= Clemson University steroid scandal =

1985 steroid use scandal

In January 1985, Sports Illustrated published an article on steroid and other prescription drug abuse in athletic programs at Clemson University, South Carolina, which came to light following the death of a world-class track athlete at the school. The article, titled "A Pipeline Full of Drugs" and written by Sports Illustrated's Bill Brubaker, alleged the widespread use of illegally obtained prescription drugs, including steroids, in a number of programs at the university. Following the article, several Clemson coaches were indicted and pleaded guilty to charges of illegal prescription drug distribution, and the scandal ultimately led to the resignation of these coaches, the athletic director, the head of campus police, and the university's president.
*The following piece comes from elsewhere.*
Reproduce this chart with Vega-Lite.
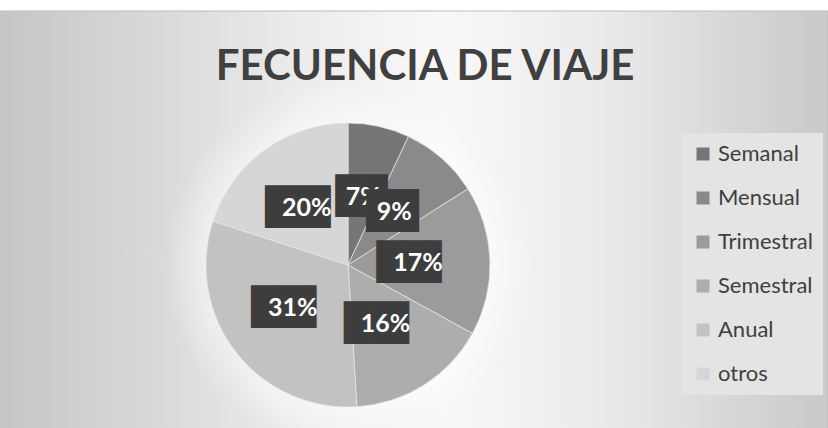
{
  "$schema": "https://vega.github.io/schema/vega-lite/v6.json",
  "width": 960,
  "height": 508,
  "autosize": {"type": "none"},
  "padding": {"left": -132, "top": 11, "right": 0, "bottom": -91},
  "background": "#ffffff",
  "config": {"view": {"stroke": null}},
  "title": {
    "text": "FECUENCIA DE VIAJE",
    "font": "Lato",
    "fontSize": 42,
    "fontWeight": "bold",
    "color": "#404040",
    "anchor": "middle",
    "frame": "group",
    "dx": 77,
    "offset": -78
  },
  "data": {
    "values": [
      {"idx": 1, "cat": "Semanal", "value": 0.07},
      {"idx": 2, "cat": "Mensual", "value": 0.09},
      {"idx": 3, "cat": "Trimestral", "value": 0.17},
      {"idx": 4, "cat": "Semestral", "value": 0.16},
      {"idx": 5, "cat": "Anual", "value": 0.31},
      {"idx": 6, "cat": "otros", "value": 0.20}
    ]
  },
  "layer": [
    {
      "data": {"values": [{"d": 1}]},
      "mark": {
        "type": "rect",
        "stroke": "#bdbdbd",
        "strokeWidth": 1,
        "fill": {
          "gradient": "linear",
          "x1": 0, "y1": 0, "x2": 1, "y2": 0,
          "stops": [
            {"offset": 0.14, "color": "#c6c6c6"},
            {"offset": 0.30, "color": "#d9d9d9"},
            {"offset": 0.45, "color": "#ececec"},
            {"offset": 0.60, "color": "#f8f8f8"},
            {"offset": 0.76, "color": "#ebebeb"},
            {"offset": 1, "color": "#c9c9c9"}
          ]
        }
      },
      "encoding": {
        "x": {"value": 0},
        "x2": {"value": "width"},
        "y": {"value": 0},
        "y2": {"value": "height"}
      }
    },
    {
      "data": {"values": [{"d": 1}]},
      "mark": {
        "type": "arc",
        "theta": 0,
        "theta2": 6.2832,
        "outerRadius": 185,
        "stroke": null,
        "fill": {
          "gradient": "radial",
          "x1": 0.5, "y1": 0.5, "r1": 0,
          "x2": 0.5, "y2": 0.5, "r2": 0.5,
          "stops": [
            {"offset": 0, "color": "rgba(255,255,255,0.6)"},
            {"offset": 0.76, "color": "rgba(255,255,255,0.5)"},
            {"offset": 1, "color": "rgba(255,255,255,0)"}
          ]
        }
      },
      "encoding": {}
    },
    {
      "mark": {"type": "arc", "outerRadius": 142, "stroke": "#e6e6e6", "strokeWidth": 0.75},
      "encoding": {
        "theta": {"field": "value", "type": "quantitative", "stack": true},
        "order": {"field": "idx", "type": "quantitative"},
        "color": {
          "field": "cat",
          "type": "nominal",
          "scale": {
            "domain": ["Semanal", "Mensual", "Trimestral", "Semestral", "Anual", "otros"],
            "range": ["#767676", "#8a8a8a", "#9b9b9b", "#adadad", "#c2c2c2", "#d6d6d6"]
          },
          "legend": {
            "orient": "none",
            "legendX": 814,
            "legendY": 122,
            "title": null,
            "symbolType": "square",
            "symbolSize": 169,
            "symbolStrokeWidth": 0,
            "symbolOpacity": 1,
            "labelFont": "Lato",
            "labelFontSize": 22,
            "labelColor": "#404040",
            "labelOffset": 4,
            "fillColor": "#e4e4e4",
            "padding": 10,
            "rowPadding": 22
          }
        }
      }
    },
    {
      "transform": [{"calculate": "datum.value >= 0.1 ? '██▍' : '█▉'", "as": "box"}],
      "mark": {"type": "text", "radius": 70, "font": "DejaVu Sans", "fontSize": 36, "color": "#3d3d3d", "baseline": "middle", "align": "center"},
      "encoding": {
        "theta": {"field": "value", "type": "quantitative", "stack": true},
        "order": {"field": "idx", "type": "quantitative"},
        "text": {"field": "box"}
      }
    },
    {
      "mark": {"type": "text", "radius": 70, "font": "Lato", "fontSize": 25, "fontWeight": "bold", "color": "#ffffff", "baseline": "middle", "align": "center"},
      "encoding": {
        "theta": {"field": "value", "type": "quantitative", "stack": true},
        "order": {"field": "idx", "type": "quantitative"},
        "text": {"field": "value", "type": "quantitative", "format": ".0%"}
      }
    },
    {
      "transform": [{"calculate": "datum.cat === 'Mensual' ? '█▉' : ''", "as": "box"}],
      "mark": {"type": "text", "radius": 70, "font": "DejaVu Sans", "fontSize": 36, "color": "#3d3d3d", "baseline": "middle", "align": "center"},
      "encoding": {
        "theta": {"field": "value", "type": "quantitative", "stack": true},
        "order": {"field": "idx", "type": "quantitative"},
        "text": {"field": "box"}
      }
    },
    {
      "mark": {"type": "text", "radius": 70, "font": "Lato", "fontSize": 25, "fontWeight": "bold", "color": "#ffffff", "baseline": "middle", "align": "center"},
      "encoding": {
        "theta": {"field": "value", "type": "quantitative", "stack": true},
        "order": {"field": "idx", "type": "quantitative"},
        "text": {"condition": {"test": "datum.cat === 'Mensual'", "field": "value", "type": "quantitative", "format": ".0%"}, "value": ""}
      }
    }
  ]
}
== "A Pipeline Full of Drugs" ==

"A Pipeline Full of Drugs" was featured in the January 21, 1985 issue of Sports Illustrated. The article begins with an account of the death of 23-year-old world-class track athlete, Augustinus Jaspers, in his dorm room at Clemson University, and the subsequent discovery by investigating police of unlabeled prescription drugs in his belongings. The story continues to describe the resignation of two Clemson coaches implicated in illegal distribution of such drugs, Stan Narewski, men's track and cross-country coach, and Sam Colson, women's track and cross-country coach and strength and conditioning coach, and their admission of supplying the drugs to student-athletes.

==Reaction==
The month before the article ran in Sports Illustrated, an investigation by South Carolina's 13th Circuit Solicitor William Traxler was announced and South Carolina's State Law Enforcement Division (SLED) agents began interviewing Clemson student-athletes and their coaches. Based on the results of a two-month investigation, on March 4, 1985, a Pickens County grand jury indicted former track coaches Sam Colson and Stan Narewski and former assistant football coach Jack Harkness (the three had resigned in the wake of the scandal) on charges of illegally dispensing prescription drugs. During the investigation, both Colson and Narewski admitted to supplying the drugs to members of the track teams, and three football players stated that they had been given steroids by Colson, who was also the school's strength and conditioning coach.

==Outcome==
Following the indictments, Colson and Narewski entered into plea-bargain agreements. On March 11, 1985, Circuit Judge C. Victor Pyle placed Colson on three years probation, ordered him to perform eight hours of community service a week for one year, and fined him $2,000. Narewski was sentenced to one year of probation, a $750 fine and ordered to perform eight hours of community service each week for six months. Due largely to dissatisfaction with the Clemson Board of Trustees refusal to support his push for reorganization of the school's athletic department in the wake of back-to-back scandals or his call for the resignation of long-time athletic director Bill McLellan; the university's president, William Atchley, stepped down on March 1, 1985, stating at the time, "There's no doubt about athletics being a political issue." Following a leave of absence, McLellan was replaced as athletic director by head golf coach, Bobby Robinson, on March 8, 1985. In reference to this period of turmoil surrounding Clemson athletics, Atchley would later state, "I think we were very sloppy. I think we did things very carelessly without thinking what they meant." On April 27, 1985, the head of Clemson University's public safety department, James C. Brummitt, resigned amid questions of why there was a delay of a month before details of the investigation were revealed to the school's president. The scandal came to a close on January 6, 1986, when Jack Harkness, pleaded guilty to charges of distributing steroids to athletes, and was given two suspended 18-month sentences, fined $1,000 and ordered to reimburse SLED for $1,000 for the agency's cost to extradite him back to South Carolina from Pittsburgh, PA.

In 1989, former Clemson track star Dave McKnight testified during the Dubin Inquiry that he and another Canadian, Desai Williams, took anabolic steroids while on scholarship at the school in 1979, and that the drugs were provided to them by their coach, Peter Cross, and that the program of doping was the idea of Sam Colson.